Trump Asks High Court To Pause Looming TikTok Divest-or-Ban Law

The president-elect says the looming January 19 TikTok ban, a day ahead of his inauguration, is ‘unfortunate timing.’

AP/Damian Dovarganes, File
A TikTok sign is displayed on their building at Culver City, California, March 11, 2024. AP/Damian Dovarganes, File

President-elect Donald Trump on Friday asked the Supreme Court to pause a law that would force TikTok to divest from its Chinese parent company or face a national ban by January 19, calling the looming deadline “unfortunate timing.” 

The bipartisan law at issue, the “Protecting Americans from Foreign Adversary Controlled Applications Act,” recently landed at the Supreme Court after months of heated legal debate over whether the divest-or-ban law is a First Amendment violation or a necessary national security measure. The Supreme Court has so far deferred pausing the law, instead setting oral arguments for January 10 in the highly-expedited case.

“This case presents an unprecedented, novel, and difficult tension between free-speech rights on one side, and foreign policy and national security concerns on the other,” Trump’s amicus brief reads. “As the incoming Chief Executive, President Trump has a particularly powerful interest in and responsibility for those national-security and foreign-policy questions, and he is the right constitutional actor to resolve the dispute through political means.”

Trump, who recently said he has a “warm spot” in his heart for TikTok because of his gains in the youth vote, noted in the brief he took “no position” on the underlying merits of the case. Instead, he requested the court to halt the law from going into effect the day before his inauguration, thus allowing the incoming administration “the opportunity to pursue a political resolution of the questions at issue in the case.” 

The “unfortunate timing” of the January 19 divest-or-ban deadline “interferes with President Trump’s ability to manage the United States’ foreign policy and to pursue a resolution to both protect national security and save a social-media platform that provides a popular vehicle for 170 million Americans to exercise their core First Amendment rights,” the brief noted. 

Trump is “of the most powerful, prolific, and influential users of social media in history,” the brief says, adding that he has 14.7 million followers on TikTok.
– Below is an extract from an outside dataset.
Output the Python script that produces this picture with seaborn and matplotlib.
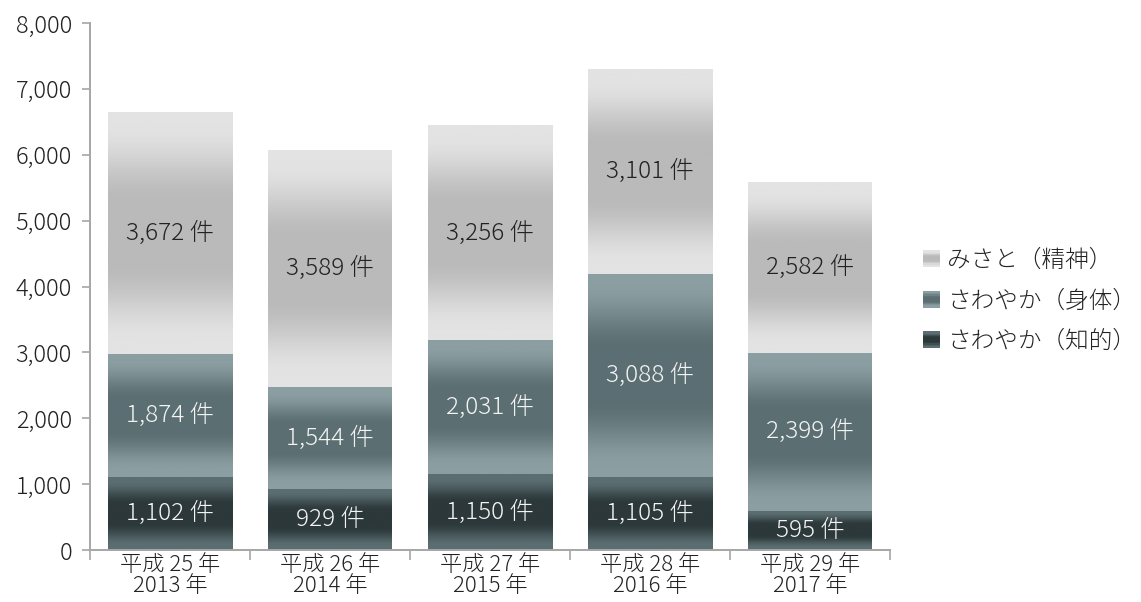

His status as a founder of Truth Social also gives him “an in-depth perspective on the extraordinary government power attempted to be exercised in this case — the power of the federal government to effectively shut down a social-media platform favored by tens of millions of Americans, based in large part on concerns about disfavored content on that platform.”

TikTok and the Biden administration also filed their main briefs on Friday, setting up a national security and First Amendment clash ahead of oral arguments. 
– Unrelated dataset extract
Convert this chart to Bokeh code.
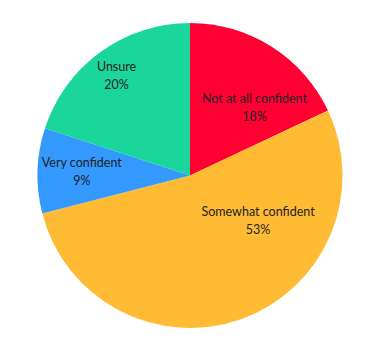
import numpy as np
from bokeh.plotting import figure
from bokeh.models import Range1d, ColumnDataSource
from bokeh.core.properties import value
from bokeh.embed import file_html
from bokeh.resources import INLINE

categories = ["Not at all confident", "Somewhat confident", "Very confident", "Unsure"]
percents = [18, 53, 9, 20]
colors = ["#FF0033", "#FFBB33", "#3399FF", "#1AD69B"]

# label placement (fraction of radius, angle in degrees clockwise from top)
label_r = [0.614, 0.535, 0.709, 0.814]
label_ang = [43.5, 123.5, 272.1, 323.7]

W, H = 377, 350
cx, cy, R = 189.5, 175.0, 152.5

frac = np.array(percents) / sum(percents)
cum = np.concatenate([[0], np.cumsum(frac)])
start = np.pi / 2 - 2 * np.pi * cum[:-1]
end = np.pi / 2 - 2 * np.pi * cum[1:]

src = ColumnDataSource(dict(start=start, end=end, color=colors))

p = figure(width=W, height=H, output_backend="svg", toolbar_location=None,
           x_range=Range1d(0, W), y_range=Range1d(0, H), min_border=0)
p.axis.visible = False
p.grid.visible = False
p.outline_line_color = None
p.background_fill_color = "white"

p.wedge(x=cx, y=cy, radius=R, start_angle="start", end_angle="end",
        direction="clock", fill_color="color", line_color=None, source=src)

la = np.deg2rad(label_ang)
lx = cx + np.array(label_r) * R * np.sin(la)
ly = cy + np.array(label_r) * R * np.cos(la)
texts = [f"{c}\n{v}%" for c, v in zip(categories, percents)]
p.text(x=lx, y=ly, text=texts, text_align="center", text_baseline="middle",
       text_font=value("Lato"), text_font_size="12.5px", text_color="#222222",
       text_line_height=1.2)

open("out.html", "w").write(file_html(p, INLINE))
TikTok called the congressional divest-or-ban law an “unprecedented action” that would order the “shutdown of one of the most significant speech platforms in America.” TikTok argues that Congress “did not even consider obvious, less-burdensome means” than its divest-or-ban law and said that “The First Amendment does not tolerate such short-cuts.”

A January 19 shuttering of the platform will silence the speech of 170 million monthly American users who use the app to communicate about “politics, arts, commerce, and other matters of public concern,” TikTok argues, “as illustrated by the massive interest expressed during the recent presidential election.”
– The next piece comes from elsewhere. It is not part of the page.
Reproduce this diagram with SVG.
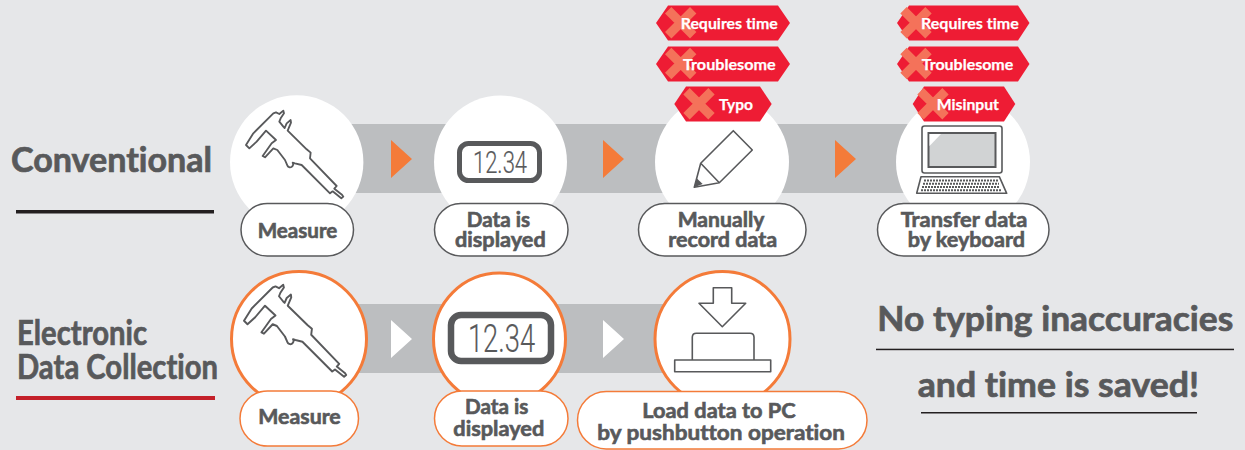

The federal government’s brief, also filed on Friday, focuses on national security concerns surrounding the app and maintains that the law merely targets the app’s foreign ownership. 

“TikTok collects vast swaths of data about tens of millions of Americans, which the PRC could use for espionage or blackmail,” the federal government argues. “And the PRC could covertly manipulate the platform to advance its geopolitical interests and harm the United States — by, for example, sowing discord and disinformation during a crisis.”

The federal government says the law has nothing to do with speech restrictions and instead restricts “foreign adversary control.” 

“TikTok may continue operating in the United States and presenting the same content from the same users in the same manner if its current owner executes a divestiture that frees the platform from the PRC’s control,” the brief notes.